Incumbents sometimes have an advantage in elections. Constituents often prefer to vote for incumbents because they know that the incumbent has experience in the position, and if he or she has been doing a good job, constituents might prefer to simply keep the incumbent in place. Incumbents also have an extensive network of connections and supporters which they can exploit during an election to increase their chances of being re-elected. They can also draw upon concrete examples of the beneficial work they did while in office to persuade voters to re-elect them.
However, an incumbent may also be forced to cope with backlash. If things did not go well during the previous term, whether or not it was the incumbent's fault, voters may react by voting the incumbent out of office. Sometimes, an anti-incumbency movement will rise up in a community, with activists organizing a concerted effort to remove as many incumbents from office as possible, with the goal of radically changing the government at the local, state, or national level.
Challengers to a political seat often harness this attitude, making up for lack of political connections and experience with a platform focused heavily on political change. Sometimes, a political party will also provide support to such candidates, as in the Democratic Party's Red to Blue Program in the United States, which offers assistance to Democrats attempting to shake up traditionally Republican districts.

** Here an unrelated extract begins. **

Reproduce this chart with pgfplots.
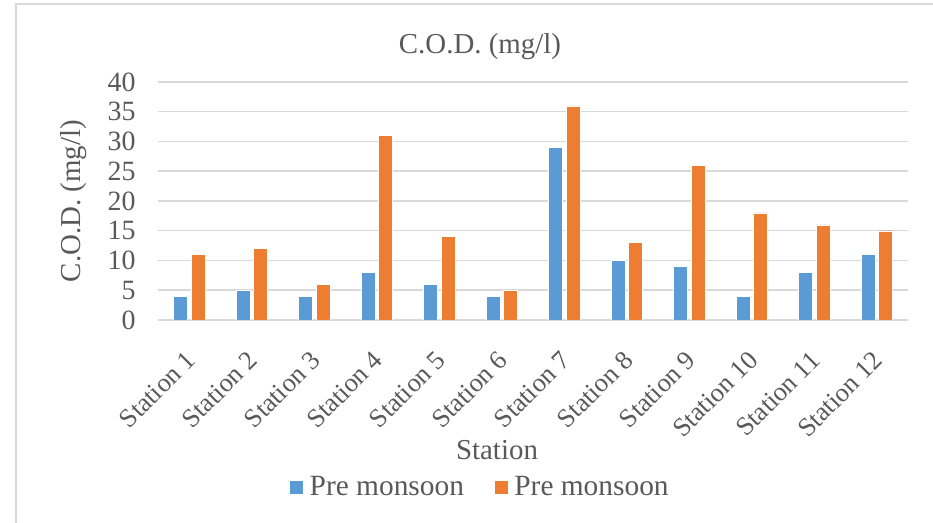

On a ballot, the incumbent is often identified with “incumbent” beside his or her name, along with party affiliation. For people who have difficulty keeping track of political officials, this can be extremely useful, as it allows them to decide whether they want to vote to maintain the status quo, or whether they want to try someone new. However, it's still a good idea to research the challengers, as their policies might be even worse than those of the incumbent, thereby making the situation even worse.